Headcount Planning and Q4 Hiring: Getting the Timing Right
Q4 is both the best and trickiest time to fill roles. Here's how smart hiring teams plan headcount to close strong and start the new year ready.
Q4 is a paradox for hiring teams. It's when budget urgency is highest and decision-making is fastest — but it's also when candidates are evaluating competing offers, the holidays compress available interview time, and onboarding a new hire right before a two-week holiday shutdown often makes less sense than it looks on paper.
The teams that close Q4 hiring well have usually thought about these dynamics in advance and structured their processes around them rather than hoping for linear progress through November and December.
Audit your pipeline by October 1
By the time October starts, you should have a clear picture of every open role: how long it has been open, where it is in the process, and a realistic probability of closing before year-end.
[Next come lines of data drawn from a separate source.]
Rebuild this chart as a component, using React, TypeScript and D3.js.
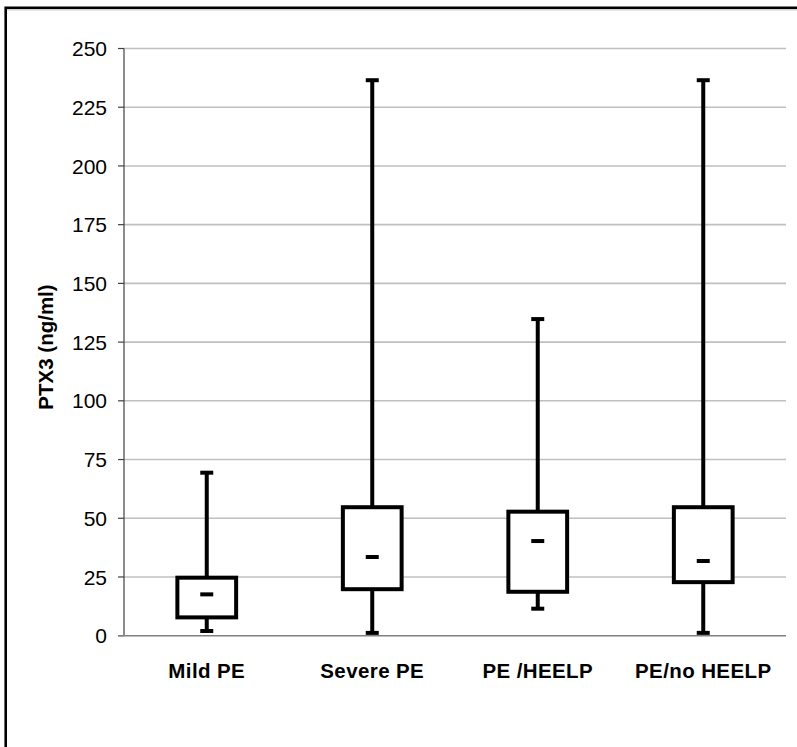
import React from "react";
import * as d3 from "d3";

const categories = ["Mild PE", "Severe PE", "PE /HEELP", "PE/no HEELP"];
const minVals = [2.0, 1.2, 11.5, 1.2];
const q1Vals = [7.8, 19.8, 18.7, 22.8];
const medianVals = [17.6, 33.5, 40.3, 31.8];
const q3Vals = [24.7, 54.7, 52.8, 54.7];
const maxVals = [69.4, 236.5, 134.8, 236.5];
const yTicks = [0, 25, 50, 75, 100, 125, 150, 175, 200, 225, 250];
const yLabel = "PTX3 (ng/ml)";

const W = 797;
const H = 747;
const left = 124;
const right = 786;
const top = 48.5;
const bottom = 635.7;
const font = "'Liberation Sans', Arial, sans-serif";

export default function App() {
  const x = d3.scaleBand<string>().domain(categories).range([left, right]).padding(0);
  const y = d3.scaleLinear().domain([0, 250]).range([bottom, top]);
  const boxW = x.bandwidth() * 0.355;
  const capW = 13;
  const medW = 13;

  return (
    <svg
      width={W}
      height={H}
      style={{ position: "absolute", left: 0, top: 0, background: "#fff" }}
    >
      <rect x={0} y={0} width={W} height={H} fill="#fff" />
      <line x1={5.7} y1={10} x2={W + 10} y2={10} stroke="#d0d0d0" strokeWidth={1} />
      <rect x={5.7} y={7.8} width={W + 20} height={H + 20} fill="none" stroke="#000" strokeWidth={2.6} />
      {yTicks.filter((t) => t > 0).map((t) => (
        <line key={"g" + t} x1={left} x2={right} y1={y(t)} y2={y(t)} stroke="#c0c0c0" strokeWidth={1.6} />
      ))}
      <line x1={left} x2={left} y1={y(250)} y2={y(0)} stroke="#404040" strokeWidth={1.2} />
      {yTicks.map((t) => (
        <g key={"t" + t}>
          <line x1={118} x2={left} y1={y(t)} y2={y(t)} stroke="#404040" strokeWidth={1.2} />
          <text
            x={107}
            y={y(t)}
            dy="0.36em"
            textAnchor="end"
            fontFamily={font}
            fontSize={21}
            fill="#000"
          >
            {t}
          </text>
        </g>
      ))}
      <line x1={118} x2={right} y1={y(0)} y2={y(0)} stroke="#808080" strokeWidth={1.6} />
      <text
        transform={`translate(53,347) rotate(-90)`}
        textAnchor="middle"
        fontFamily={font}
        fontSize={20.5}
        fontWeight="bold"
        fill="#000"
      >
        {yLabel}
      </text>
      {categories.map((c, i) => {
        const cx = (x(c) as number) + x.bandwidth() / 2;
        return (
          <g key={c}>
            <line x1={cx} x2={cx} y1={y(q3Vals[i])} y2={y(maxVals[i])} stroke="#000" strokeWidth={4} />
            <line x1={cx} x2={cx} y1={y(q1Vals[i])} y2={y(minVals[i])} stroke="#000" strokeWidth={4} />
            <line x1={cx - capW / 2} x2={cx + capW / 2} y1={y(maxVals[i])} y2={y(maxVals[i])} stroke="#000" strokeWidth={4} />
            <line x1={cx - capW / 2} x2={cx + capW / 2} y1={y(minVals[i])} y2={y(minVals[i])} stroke="#000" strokeWidth={4} />
            <rect
              x={cx - boxW / 2}
              y={y(q3Vals[i])}
              width={boxW}
              height={y(q1Vals[i]) - y(q3Vals[i])}
              fill="#fff"
              stroke="#000"
              strokeWidth={4}
            />
            <line x1={cx - medW / 2} x2={cx + medW / 2} y1={y(medianVals[i])} y2={y(medianVals[i])} stroke="#000" strokeWidth={4} />
            <text
              x={cx}
              y={678}
              textAnchor="middle"
              fontFamily={font}
              fontSize={20.5}
              fontWeight="bold"
              letterSpacing={0.4}
              fill="#000"
            >
              {c}
            </text>
          </g>
        );
      })}
    </svg>
  );
}
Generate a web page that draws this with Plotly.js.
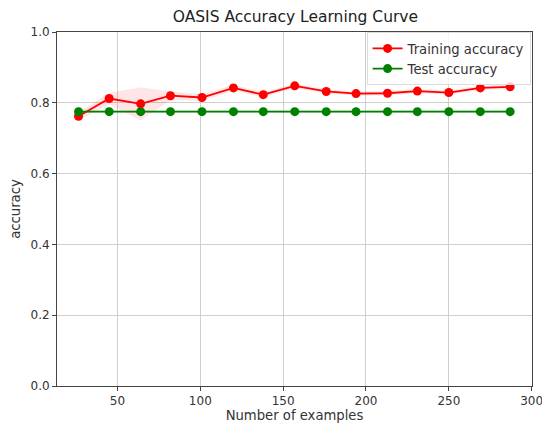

Roles that are early-stage in October are unlikely to close before the holidays unless you compress your process significantly.
Use that audit to make decisions: which roles should be closed out and reopened in Q1, which should get additional resources and urgency, and which are close enough to close that they deserve priority attention now. Spreading thin across ten roles often results in closing none of them.
Align with finance on budget deadlines
Approved headcount that isn't filled often doesn't automatically roll into next year's budget. Find out by when you need to have offers accepted — not just extended — for positions to count against this year's allocation. That deadline often turns out to be earlier than most hiring managers expect.
Work backward from that date. If the deadline is December 15, and your process takes six weeks from first interview to offer acceptance, you need to have candidates in first-round interviews by early November. That timeline is tighter than it looks from September.
Plan for holiday attrition in your pipeline
November and December produce more candidate drop-off than any other months. Candidates accept competing offers, go on vacation, extend their timelines, or decide to wait until after the new year. Build this attrition into your planning: if you need to close two roles, have four strong candidates in late-stage conversations, not two.
Communicating your timeline clearly with candidates helps. Telling someone "we're targeting an offer by November 21" creates urgency and gives them information they need to manage their other options. Candidates who feel like the process is moving clearly and deliberately are more likely to stay engaged through the holiday season.